While I agree that explicit partitioning is somewhat of a hack, it's a
really useful hack.  But for me the most important use of partitioning
is dropping a billion rows efficiently and getting the disk space
back.  And the biggest problem is always that dropping blocks of a
table requires fixing all the indexes.

For fixing the index of the partition key it's a simpler problem, you
could probably prune the btree relatively efficiently.  But for all
other indexes there's no better solution than walk the entire index.

However, in the very special case where the drop boundaries explicitly
match the dataset, you can simply drop all the indexes.

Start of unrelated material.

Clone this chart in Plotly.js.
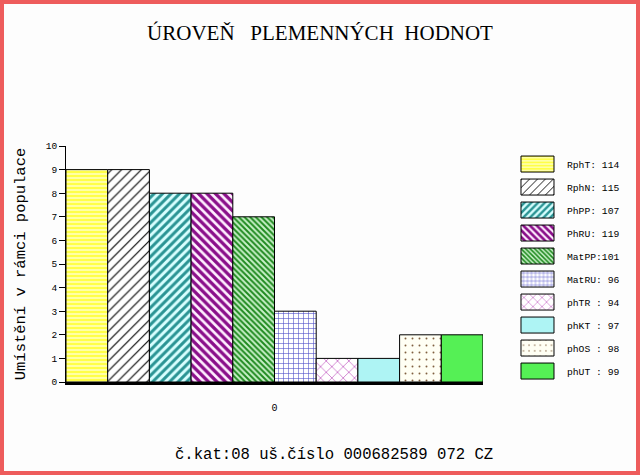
<!DOCTYPE html>
<html>
<head>
<meta charset="utf-8">
<script src="https://cdn.plot.ly/plotly-3.0.1.min.js"></script>
<style>
  html, body { margin: 0; padding: 0; background: #ffffff; }
  #frame { box-sizing: border-box; width: 640px; height: 475px; border: 4px solid #ee5c5c; background: #fdfdfd; }
  #chart { width: 632px; height: 467px; }
</style>
</head>
<body>
<div id="frame"><div id="chart"></div></div>
<script>
// ---- data ----
const category = ['0'];
const seriesNames = ['RphT', 'RphN', 'PhPP', 'PhRU', 'MatPP', 'MatRU', 'phTR', 'phKT', 'phOS', 'phUT'];
const legendLabels = ['RphT: 114', 'RphN: 115', 'PhPP: 107', 'PhRU: 119', 'MatPP:101', 'MatRU: 96', 'phTR : 94', 'phKT : 97', 'phOS : 98', 'phUT : 99'];
const placements = [9, 9, 8, 8, 7, 3, 1, 1, 2, 2];
const yTickValues = [0, 1, 2, 3, 4, 5, 6, 7, 8, 9, 10];

const chartTitle = 'ÚROVEŇ\u00a0\u00a0\u00a0PLEMENNÝCH\u00a0\u00a0HODNOT';
const yTitle = 'Umístění v rámci populace';
const footer = 'č.kat:08 uš.číslo 000682589 072 CZ';

// ---- styles ----
const patterns = [
  {shape: '-',  fgcolor: '#ffff48', bgcolor: '#ffffd0', size: 4, solidity: 0.65},
  {shape: '/',  fgcolor: '#000000', bgcolor: '#ffffff', size: 7, solidity: 0.16},
  {shape: '/',  fgcolor: '#2a9494', bgcolor: '#d8ffff', size: 6, solidity: 0.5},
  {shape: '\\', fgcolor: '#8a0f8a', bgcolor: '#fff0ff', size: 6, solidity: 0.55},
  {shape: '\\', fgcolor: '#1f8a1f', bgcolor: '#c8f0c8', size: 4, solidity: 0.5},
  {shape: '+',  fgcolor: '#5050c8', bgcolor: '#ffffff', size: 5, solidity: 0.22},
  {shape: 'x',  fgcolor: '#cc77cc', bgcolor: '#ffffff', size: 8, solidity: 0.2},
  {shape: '-',  fgcolor: '#90eaea', bgcolor: '#ccffff', size: 2, solidity: 0.5},
  {shape: '.',  fgcolor: '#806040', bgcolor: '#fffff4', size: 7, solidity: 0.06},
  {shape: '',   fgcolor: '#55f055', bgcolor: '#55f055', size: 8, solidity: 0.3}
];
const solidColors = ['#ffff48', '#ffffff', '#d8ffff', '#fff0ff', '#c8f0c8', '#ffffff', '#ffffff', '#ccffff', '#fffff4', '#55f055'];

const MONO = 'Liberation Mono, DejaVu Sans Mono, monospace';

const traces = seriesNames.map((s, i) => ({
  type: 'bar',
  x: category,
  y: [placements[i]],
  name: legendLabels[i],
  legendgroup: s,
  marker: {
    color: solidColors[i],
    pattern: patterns[i],
    line: {color: '#000000', width: 1}
  },
  hoverinfo: 'skip'
}));

const layout = {
  width: 632,
  height: 467,
  paper_bgcolor: '#fdfdfd',
  plot_bgcolor: '#fdfdfd',
  margin: {l: 62, r: 152, t: 142, b: 89},
  barmode: 'group',
  bargap: 0,
  bargroupgap: 0,
  showlegend: true,
  title: {
    text: chartTitle,
    font: {family: 'Liberation Serif, serif', size: 21, color: '#000000'},
    xref: 'container', x: 0.5, xanchor: 'center',
    yref: 'container', y: 0.938, yanchor: 'middle'
  },
  xaxis: {
    type: 'category',
    showline: true, linecolor: '#000000', linewidth: 2.5,
    ticks: '', showgrid: false, zeroline: false,
    tickfont: {family: MONO, size: 10, color: '#000000'},
    ticklabelstandoff: 14
  },
  yaxis: {
    range: [0, 10],
    tickvals: yTickValues,
    ticks: 'outside', ticklen: 6, tickcolor: '#000000', tickwidth: 1,
    showline: true, linecolor: '#000000', linewidth: 1,
    showgrid: false, zeroline: false,
    tickfont: {family: MONO, size: 9.5, color: '#000000'},
    title: {text: yTitle, font: {family: MONO, size: 15.5, color: '#000000'}, standoff: 16}
  },
  legend: {
    x: 1.0574, xanchor: 'left',
    y: 0.985, yanchor: 'top',
    itemwidth: 49,
    tracegroupgap: 4,
    traceorder: 'grouped',
    font: {family: MONO, size: 9.7, color: '#000000'},
    bgcolor: 'rgba(0,0,0,0)', borderwidth: 0
  },
  annotations: [{
    text: footer,
    xref: 'paper', yref: 'paper',
    x: 0.643, y: -0.309, xanchor: 'center', yanchor: 'middle',
    showarrow: false,
    font: {family: MONO, size: 15.6, color: '#000000'}
  }]
};

function enlargeLegendBoxes() {
  document.querySelectorAll('#chart .legendpoints path').forEach(p => {
    p.setAttribute('d', 'M16.5,8H-16.5V-8H16.5Z');
  });
}

Plotly.newPlot('chart', traces, layout, {displayModeBar: false, staticPlot: true}).then(enlargeLegendBoxes);
</script>
</body>
</html>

Now, if someone cames up with an efficient way to drop a huge number of
rows quickly, then I admit one of the major issues is fixed.  But
recovering the disk space is much harder.  Yes, recent versions of
Linux come with ways to punch holes in existing files, but that doesn't
make it quick or efficient.

  While automatic clustering would be nice, it isn't the same thing as
  partitioning.
 
 That has been my initial reaction to that kind of ideas too.  After some
 more time brewing the ideas, I'm not convinced that the use cases that
 usually drives you to the latter can't be solved with the former.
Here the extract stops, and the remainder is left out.